[Collected data start]

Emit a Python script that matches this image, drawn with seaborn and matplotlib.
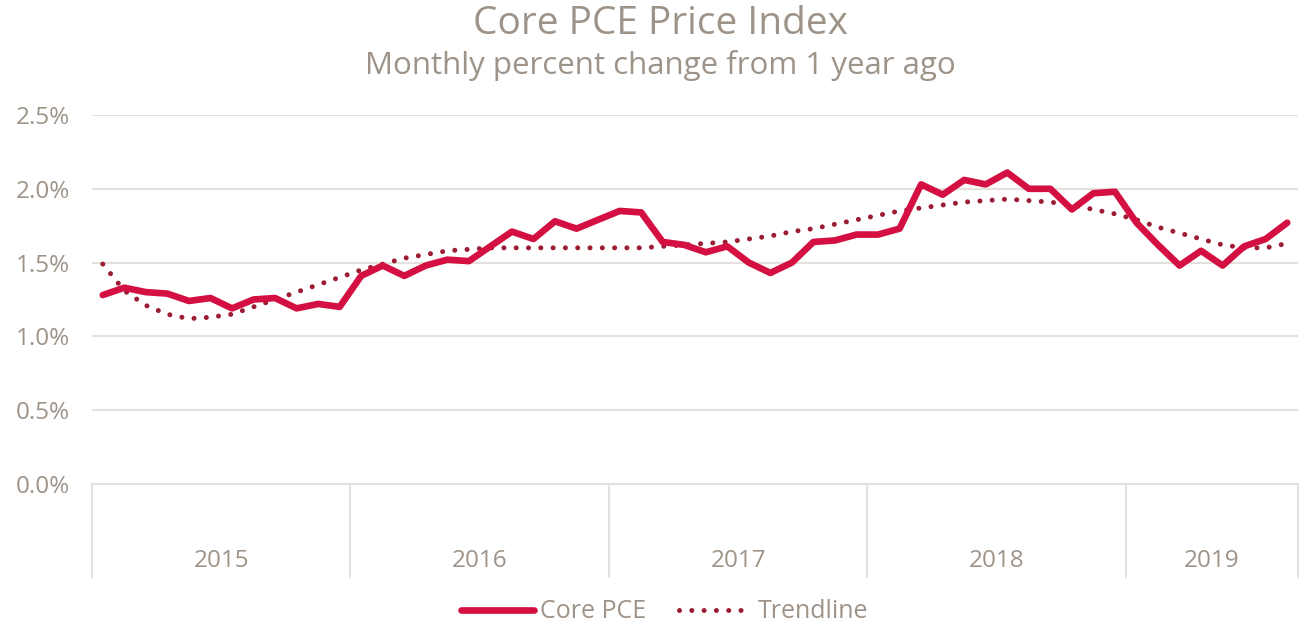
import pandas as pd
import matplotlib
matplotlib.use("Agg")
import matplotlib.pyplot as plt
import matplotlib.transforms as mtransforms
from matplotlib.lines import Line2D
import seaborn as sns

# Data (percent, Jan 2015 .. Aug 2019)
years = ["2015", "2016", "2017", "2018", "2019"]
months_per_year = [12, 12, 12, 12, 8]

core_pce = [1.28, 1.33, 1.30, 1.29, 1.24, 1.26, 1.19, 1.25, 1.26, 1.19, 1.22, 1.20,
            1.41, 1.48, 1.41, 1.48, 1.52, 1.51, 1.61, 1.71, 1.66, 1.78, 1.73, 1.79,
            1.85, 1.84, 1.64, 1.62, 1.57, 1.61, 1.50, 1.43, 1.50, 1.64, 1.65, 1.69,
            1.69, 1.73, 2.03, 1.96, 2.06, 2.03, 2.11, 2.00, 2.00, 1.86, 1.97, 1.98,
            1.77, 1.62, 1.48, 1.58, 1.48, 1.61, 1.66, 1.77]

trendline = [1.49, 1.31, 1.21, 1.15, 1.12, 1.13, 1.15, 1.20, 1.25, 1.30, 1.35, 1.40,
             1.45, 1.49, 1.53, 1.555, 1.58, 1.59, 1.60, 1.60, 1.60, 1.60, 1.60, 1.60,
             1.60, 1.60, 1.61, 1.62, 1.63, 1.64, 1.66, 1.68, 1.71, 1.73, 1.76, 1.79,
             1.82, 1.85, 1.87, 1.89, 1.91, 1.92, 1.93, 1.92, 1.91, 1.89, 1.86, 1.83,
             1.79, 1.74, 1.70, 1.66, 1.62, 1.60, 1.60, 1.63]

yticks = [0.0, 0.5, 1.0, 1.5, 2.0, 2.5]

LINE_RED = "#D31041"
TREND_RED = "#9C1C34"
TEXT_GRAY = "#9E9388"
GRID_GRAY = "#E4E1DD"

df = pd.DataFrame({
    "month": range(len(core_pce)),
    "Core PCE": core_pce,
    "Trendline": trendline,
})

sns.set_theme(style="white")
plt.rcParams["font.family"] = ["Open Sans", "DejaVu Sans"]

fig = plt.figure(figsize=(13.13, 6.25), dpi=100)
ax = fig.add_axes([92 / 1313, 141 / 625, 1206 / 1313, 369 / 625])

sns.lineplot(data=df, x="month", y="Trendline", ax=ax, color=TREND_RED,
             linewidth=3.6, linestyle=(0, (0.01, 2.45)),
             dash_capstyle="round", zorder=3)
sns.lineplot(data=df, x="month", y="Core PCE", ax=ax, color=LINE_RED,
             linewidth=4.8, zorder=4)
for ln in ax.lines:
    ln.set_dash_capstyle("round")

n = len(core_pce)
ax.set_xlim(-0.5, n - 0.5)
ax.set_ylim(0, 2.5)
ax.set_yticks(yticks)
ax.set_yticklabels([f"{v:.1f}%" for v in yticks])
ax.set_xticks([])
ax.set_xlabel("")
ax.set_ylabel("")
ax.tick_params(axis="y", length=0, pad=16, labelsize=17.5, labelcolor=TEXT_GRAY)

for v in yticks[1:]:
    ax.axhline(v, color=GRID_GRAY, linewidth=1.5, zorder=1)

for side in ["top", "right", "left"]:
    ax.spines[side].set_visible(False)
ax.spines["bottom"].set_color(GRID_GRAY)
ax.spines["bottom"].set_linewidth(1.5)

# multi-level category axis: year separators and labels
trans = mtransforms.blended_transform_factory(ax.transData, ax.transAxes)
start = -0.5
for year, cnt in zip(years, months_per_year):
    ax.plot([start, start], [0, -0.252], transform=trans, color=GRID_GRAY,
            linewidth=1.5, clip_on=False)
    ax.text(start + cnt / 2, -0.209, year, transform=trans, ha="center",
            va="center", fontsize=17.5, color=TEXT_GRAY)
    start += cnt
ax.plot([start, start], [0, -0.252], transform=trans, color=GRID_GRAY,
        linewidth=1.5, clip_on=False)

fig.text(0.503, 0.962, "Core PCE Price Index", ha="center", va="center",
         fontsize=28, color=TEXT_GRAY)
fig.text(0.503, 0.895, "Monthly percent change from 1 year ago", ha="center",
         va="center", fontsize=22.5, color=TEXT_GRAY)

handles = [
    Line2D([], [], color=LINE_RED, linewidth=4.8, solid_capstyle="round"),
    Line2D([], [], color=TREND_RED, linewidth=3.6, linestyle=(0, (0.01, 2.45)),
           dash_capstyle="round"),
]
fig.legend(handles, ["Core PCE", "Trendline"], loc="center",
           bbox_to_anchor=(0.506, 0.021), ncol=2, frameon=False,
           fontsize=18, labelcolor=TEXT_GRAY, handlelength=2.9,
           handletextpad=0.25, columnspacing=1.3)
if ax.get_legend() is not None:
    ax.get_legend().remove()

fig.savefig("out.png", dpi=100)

[Collected data end]

The problem:
Leave the pictures out and please restate exactly the lines running from the start of the material through the one with "months_per_year = [12, 12, 12, 12, 8]".

Task solution:
Emit a Python script that matches this image, drawn with seaborn and matplotlib.
import pandas as pd
import matplotlib
matplotlib.use("Agg")
import matplotlib.pyplot as plt
import matplotlib.transforms as mtransforms
from matplotlib.lines import Line2D
import seaborn as sns

# Data (percent, Jan 2015 .. Aug 2019)
years = ["2015", "2016", "2017", "2018", "2019"]
months_per_year = [12, 12, 12, 12, 8]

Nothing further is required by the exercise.